Mnist Demo on EMR¶
本示例中的程序都可以在tf1.15或者tf2.0上运行
单机多卡模式: MirroredStragy¶
使用keras model,是tf2.x推荐运行的方式
wget https://easyrec.oss-cn-beijing.aliyuncs.com/data/mnist_demo/mnist.npz
hadoop fs -mkdir -p hdfs:///user/data/
hadoop fs -put mnist.npz hdfs:///user/data/
wget https://easyrec.oss-cn-beijing.aliyuncs.com/data/mnist_demo/mnist_mirrored.py -O mnist_mirrored.py
把strategy = tf.distribute.MirroredStrategy()
替换成strategy = tf.distribute.experimental.MultiWorkerMirroredStrategy()

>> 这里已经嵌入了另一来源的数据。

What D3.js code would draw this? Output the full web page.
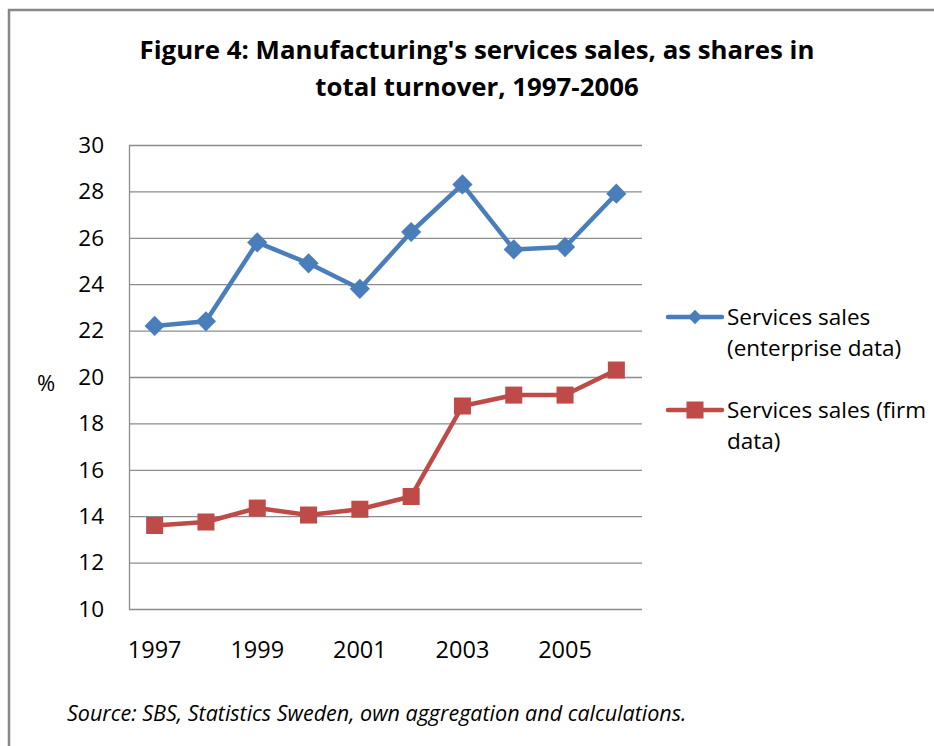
<!DOCTYPE html>
<html>
<head>
<meta charset="utf-8">
<script src="https://cdn.jsdelivr.net/npm/d3@7"></script>
<style>
  html, body { margin: 0; padding: 0; background: #fff; }
  svg { display: block; }
</style>
</head>
<body>
<script>
const years = ["1997","1998","1999","2000","2001","2002","2003","2004","2005","2006"];
const xTickLabels = ["1997","1999","2001","2003","2005"];
const enterprise = [22.2, 22.4, 25.8, 24.9, 23.8, 26.25, 28.3, 25.5, 25.6, 27.9];
const firm = [13.6, 13.75, 14.35, 14.05, 14.3, 14.85, 18.75, 19.22, 19.22, 20.3];
const yTicks = [10, 12, 14, 16, 18, 20, 22, 24, 26, 28, 30];
const seriesNames = [["Services sales", "(enterprise data)"], ["Services sales (firm", "data)"]];
const titleLines = ["Figure 4: Manufacturing's services sales, as shares in", "total turnover, 1997-2006"];
const sourceText = "Source: SBS, Statistics Sweden, own aggregation and calculations.";

const W = 934, H = 746;
const font = "'Open Sans', 'Liberation Sans', sans-serif";
const blue = "#4A7EBB", red = "#BE4B48", grid = "#8c8c8c";

const svg = d3.select("body").append("svg").attr("width", W).attr("height", H);

// frame
svg.append("path").attr("d", `M9,${H} L9,10 L${W},10`)
  .attr("fill", "none").attr("stroke", "#888").attr("stroke-width", 2.5);

const plot = {left: 129, top: 145, right: 642, bottom: 609};
const x = d3.scaleBand().domain(years).range([plot.left, plot.right]);
const y = d3.scaleLinear().domain([10, 30]).range([plot.bottom, plot.top]);
const cx = d => x(d) + x.bandwidth() / 2;

// title
svg.append("g").selectAll("text").data(titleLines).join("text")
  .attr("x", 477).attr("y", (d, i) => 59 + i * 37)
  .attr("text-anchor", "middle")
  .attr("font-family", font).attr("font-weight", "bold").attr("font-size", 25.8)
  .attr("fill", "#000").text(d => d);

// gridlines
svg.append("g").selectAll("line").data(yTicks).join("line")
  .attr("x1", plot.left).attr("x2", plot.right)
  .attr("y1", d => y(d) + 0.5).attr("y2", d => y(d) + 0.5)
  .attr("stroke", grid).attr("stroke-width", 1.3);

// y axis
const yAxis = d3.axisLeft(y).tickValues(yTicks).tickSize(0).tickPadding(25);
const gy = svg.append("g").attr("transform", `translate(${plot.left},0)`).call(yAxis);
gy.select(".domain").attr("stroke", grid).attr("stroke-width", 1.3);
gy.selectAll("text").attr("font-family", font).attr("font-size", 22.5).attr("fill", "#000");

// x axis
const xAxis = d3.axisBottom(x).tickValues(xTickLabels).tickSize(0).tickPadding(32);
const gx = svg.append("g").attr("transform", `translate(0,${plot.bottom})`).call(xAxis);
gx.select(".domain").remove();
gx.selectAll("text").attr("font-family", font).attr("font-size", 23.5).attr("fill", "#000");

// % label
svg.append("text").attr("x", 46).attr("y", 391).attr("text-anchor", "middle")
  .attr("font-family", font).attr("font-size", 22).text("%");

const line = d3.line().x((d, i) => cx(years[i])).y(d => y(d));

function drawSeries(vals, color, symType, symSize) {
  svg.append("path").datum(vals).attr("d", line)
    .attr("fill", "none").attr("stroke", color).attr("stroke-width", 4.5)
    .attr("stroke-linejoin", "round");
  const sym = d3.symbol().type(symType).size(symSize);
  svg.append("g").selectAll("path").data(vals).join("path")
    .attr("transform", (d, i) => `translate(${cx(years[i])},${y(d)})`)
    .attr("d", sym).attr("fill", color);
}
drawSeries(enterprise, blue, d3.symbolDiamond2, 260);
drawSeries(firm, red, d3.symbolSquare, 290);

// legend
const legend = [
  {color: blue, sym: d3.symbolDiamond2, size: 130, y: 317, lines: seriesNames[0]},
  {color: red, sym: d3.symbolSquare, size: 290, y: 410, lines: seriesNames[1]}
];
legend.forEach(l => {
  svg.append("line").attr("x1", 668).attr("x2", 722).attr("y1", l.y).attr("y2", l.y)
    .attr("stroke", l.color).attr("stroke-width", 4.5).attr("stroke-linecap", "round");
  svg.append("path").attr("transform", `translate(695,${l.y})`)
    .attr("d", d3.symbol().type(l.sym).size(l.size)).attr("fill", l.color);
  svg.append("g").selectAll("text").data(l.lines).join("text")
    .attr("x", 727).attr("y", (d, i) => l.y + 8 + i * 30.5)
    .attr("font-family", font).attr("font-size", 22.5).attr("fill", "#000").text(d => d);
});

// source
svg.append("text").attr("x", 67).attr("y", 721)
  .attr("font-family", font).attr("font-style", "italic").attr("font-size", 21.5)
  .attr("fill", "#000").text(sourceText);
</script>
</body>
</html>
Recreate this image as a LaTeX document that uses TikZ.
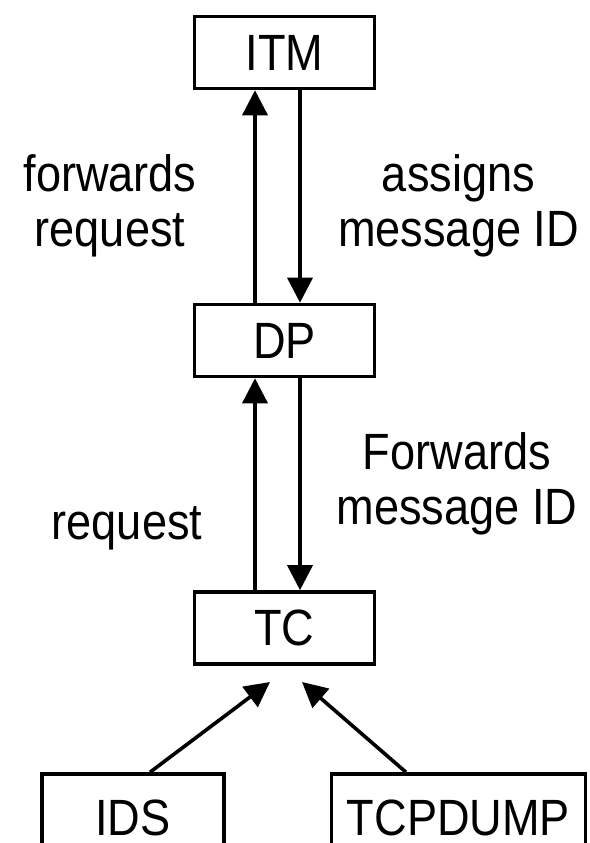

el_submit -t standalone -a mnist_train -f mnist_mirrored.py -m local -wn 1 -wg 2 -wc 6 -wm 20000 -c python mnist_mirrored.py
-wn: worker number,必须是1
-wg: 2, 2GPUS
-wc: CPU number
-wm: cpu memory size in bytes, 20000 is 20G
多机多卡模式: MultiWorkerMirroredStrategy¶
wget https://easyrec.oss-cn-beijing.aliyuncs.com/data/mnist_demo/mnist.npz
hadoop fs -mkdir -p hdfs:///user/data/
hadoop fs -put mnist.npz hdfs:///user/data/
wget https://easyrec.oss-cn-beijing.aliyuncs.com/data/mnist_demo/mnist_mirrored.py -O mnist_mirrored.py
el_submit -t tensorflow-worker -a mnist_train -f mnist_mirrored.py -m local -wn 2 -wg 1 -wc 6 -wm 20000 -c python mnist_mirrored.py
-wn: worker number,2
-wg: 1, 1GPU, 可以 > 1
-wc: CPU number
-wm: cpu memory size in bytes, 20000 is 20G